Conclusão: sistema e candidaturas

Os problemas de gestão do presidente Macri mantêm-no por baixo nas pesquisas de percepção cidadã. De acordo com os pesquisadores, 63% da população desaprova o desempenho do governo, enquanto 33% o aprova em parte (26%) ou como um todo (7%). Essa situação levou à decisão de muitas autoridades provinciais de “escalonar” as eleições provinciais e desligá-las das eleições nacionais. Mesmo muitos aliados do Cambiemos entenderam que a imagem ruim de Macri poderia contagiar de forma negativa as aspirações de seus governos provinciais ou locais, uma tendência que o oficialismo vai tentar contrariar com seu arbítrio no que tange à transferência de recursos para as províncias.

É curioso que, apesar do forte impacto eleitoral da província de Buenos Aires a nível nacional, nenhum portenho tenha sido eleito presidente. Esse é um fato resultante de tradições políticas argentinas, composições de seu federalismo político, questões que também fazem parte da corrida presidencial e decisões das forças em disputa. O oficialismo conta, nesse contexto, talvez com a boa imagem da governadora Maria Eugenia Vidal, um recurso que tentará usar ao máximo, como sua testada gestão de campanhas eleitorais lhe dá certas condições de competitividade no período entre as PASO e a eleição geral. É também por isso que Mauricio Macri já assumiu que será candidato à sua reeleição, apesar do cenário social desfavorável que enfrenta. Por enquanto, ele é o único a estar nesse lugar.

Outros nomes estão na arena eleitoral, como o ex-ministro da Economia, Roberto Lavagna – do peronismo antikirchnerista –, o atual deputado Agustín Rossi, do kirchnerismo, ou o ex-governador de Buenos Aires, Felipe Solá, cuja proximidade com kirchnerismo nos últimos tempos o tiram do espaço político que estava representando (ainda que tenha mencionado suas intenções de concorrer, ainda não o fez oficialmente).

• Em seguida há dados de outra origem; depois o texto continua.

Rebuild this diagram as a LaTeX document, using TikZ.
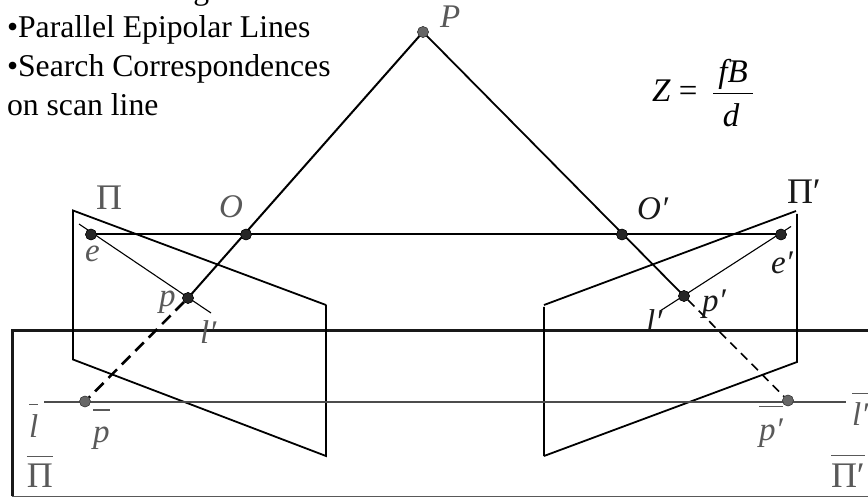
\documentclass[tikz,border=0pt]{standalone}
\usepackage{fontspec}
\setmainfont{Liberation Serif}
\newsavebox{\barbox}
\newcommand{\barover}[3]{\sbox{\barbox}{#3}\rlap{\raisebox{#1}{\rule{\wd\barbox}{#2}}}\usebox{\barbox}}
\tikzset{
  x=1pt,y=-1pt,
  lab/.style={anchor=base west,inner sep=0pt,outer sep=0pt,font=\fontsize{33}{33}\selectfont},
  bigpi/.style={font=\fontsize{36}{36}\selectfont},
  txt/.style={lab,font=\fontsize{31.7}{32}\selectfont,text=black},
  glab/.style={lab,text=black!65},
  dlab/.style={lab,text=black!90},
  ptdark/.style={circle,inner sep=0pt,minimum size=11pt,fill=black!85,draw=black,line width=.4pt},
  ptgray/.style={circle,inner sep=0pt,minimum size=11pt,fill=black!60,draw=black!80,line width=.4pt},
  ray/.style={line width=2pt,black},
  ray2/.style={line width=1.8pt,black},
  thinl/.style={line width=1.1pt,black},
  plane/.style={line width=1.8pt,black},
  scan/.style={line width=1.1pt,black!70},
}
\begin{document}
\begin{tikzpicture}
\useasboundingbox (0,0) rectangle (868,497);
\clip (0,0) rectangle (868,497);
% image plane
\coordinate (rtl) at (12,330);
\coordinate (rtr) at (868,330);
\coordinate (rbl) at (12,496.3);
\coordinate (rbr) at (868,496.3);
\draw[line width=1.2pt,black!65] (rbl) -- (rbr);
\draw[line width=3pt,black!90] (rbl) -- (rtl) -- (rtr);
% left plane
\coordinate (la) at (73,210.5);
\coordinate (lb) at (326,305);
\coordinate (lc) at (326,456);
\coordinate (ld) at (73,359.5);
\draw[plane] (lb) -- (la) -- (ld) -- (lc) -- (lb);
% right plane
\coordinate (ra) at (796,211);
\coordinate (rb) at (544,305);
\coordinate (rc) at (544,307);
\coordinate (rd) at (544,456);
\coordinate (re) at (797,362);
\coordinate (rf) at (797,214);
\draw[plane] (rb) -- (ra) (rc) -- (rd) (rd) -- (re) -- (rf);
% points
\node[ptgray] (P) at (423,32) {};
\node[ptdark] (O) at (246,234.5) {};
\node[ptdark] (Op) at (622,234.5) {};
\node[ptdark] (e) at (91,234.5) {};
\node[ptdark] (ep) at (781,234.5) {};
\node[ptdark] (p) at (188,298) {};
\node[ptdark] (pp) at (684,296) {};
\node[ptgray] (pb) at (85,401.5) {};
\node[ptgray] (ppb) at (788,400.5) {};
% epipolar lines
\coordinate (l1) at (79,224);
\coordinate (l2) at (211,313);
\coordinate (r1) at (791,226.5);
\coordinate (r2) at (660,311);
\draw[thinl] (l1) -- (l2);
\draw[thinl] (r1) -- (r2);
% scan line
\coordinate (s1) at (44,402);
\coordinate (s2) at (846,402);
\draw[scan] (s1) -- (s2);
% rays
\draw[ray] (P.center) -- (p.center);
\draw[ray2] (P.center) -- (pp.center);
\draw[ray] (e.center) -- (ep.center);
\draw[line width=2.6pt,black,dash pattern=on 12pt off 7pt] (p) -- (pb);
\draw[line width=1.6pt,black,dash pattern=on 9pt off 6pt] (pp) -- (ppb);
% redraw points on top
\node[ptgray] at (P) {};
\node[ptdark] at (O) {};
\node[ptdark] at (Op) {};
\node[ptdark] at (e) {};
\node[ptdark] at (ep) {};
\node[ptdark] at (p) {};
\node[ptdark] at (pp) {};
\node[ptgray] at (pb) {};
\node[ptgray] at (ppb) {};
% text
\node[txt] (t1) at (7,-0.5) {•Common Image Plane};
\node[txt] (t2) at (7,38) {•Parallel Epipolar Lines};
\node[txt] (t3) at (7,77) {•Search Correspondences};
\node[txt] (t4) at (7,116) {on scan line};
\node[lab,text=black] (Z) at (652,102) {\itshape Z\/\upshape{} =};
\node[lab,text=black,anchor=base] (F1) at (733,83) {\itshape fB};
\node[lab,text=black,anchor=base] (F2) at (731,127) {\itshape d};
\node[inner sep=0pt,outer sep=0pt] (Fbar) at (733,93.5) {\color{black}\rule{40pt}{1.2pt}};
% labels
\node[glab] (lP) at (440,28) {\itshape P};
\node[glab,bigpi] (lPi) at (96,210) {Π};
\node[glab] (lO) at (219,218) {\itshape O};
\node[dlab] (lOp) at (637,220) {\itshape O′};
\node[dlab,bigpi] (lPip) at (787,204) {Π′};
\node[glab] (le) at (85,262) {\itshape e};
\node[dlab] (lep) at (771,273) {\itshape e′};
\node[glab] (lp) at (159,307) {\itshape p};
\node[glab] (ll) at (200,343) {\itshape l′};
\node[dlab] (llp) at (646,332) {\itshape l′};
\node[dlab] (lpp) at (702,312) {\itshape p′};
\node[glab] (lpb) at (93,442.5) {\barover{32pt}{1.1pt}{\itshape p}};
\node[glab] (llb) at (29,437) {\barover{32pt}{1.1pt}{\itshape l}};
\node[glab,bigpi] (lPib) at (27,487) {\barover{30pt}{1.4pt}{Π}};
\node[glab] (lppb) at (759,440) {\barover{33pt}{1.1pt}{\itshape p′}};
\node[glab] (llpb) at (852,425) {\barover{31pt}{1.1pt}{\itshape l′}};
\node[glab,bigpi] (lPipb) at (831,487) {\barover{31pt}{1.4pt}{Π′}};
\end{tikzpicture}
\end{document}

Há também a recente aparição do apresentador de programas de entretenimento, Marcelo Tinelli, que ainda não deu muitas pistas sobre sua candidatura, nem muitos detalhes sobre a que cargo aspira. E, claro, a ex-presidente e atual senadora, Cristina Fernandez de Kirchner, que é a figura política com maior intenção de votos para as eleições, mas ainda não formalizou sua participação.

Será necessário ver que outros nomes aparecem nesses poucos meses restantes; podemos dizer, todavia, que há condicionalidades do sistema político a considerar – por exemplo, o kirchnerismo não governa nem a província de Buenos Aires, nem qualquer dos outros três distritos-chave, nem conta com a capacidade publicitária do Cambiemos – que também podem modificar aquilo que é um fato incontestável desses últimos meses: o profundo mal-estar sentido na sociedade argentina com o atual governo de Macri.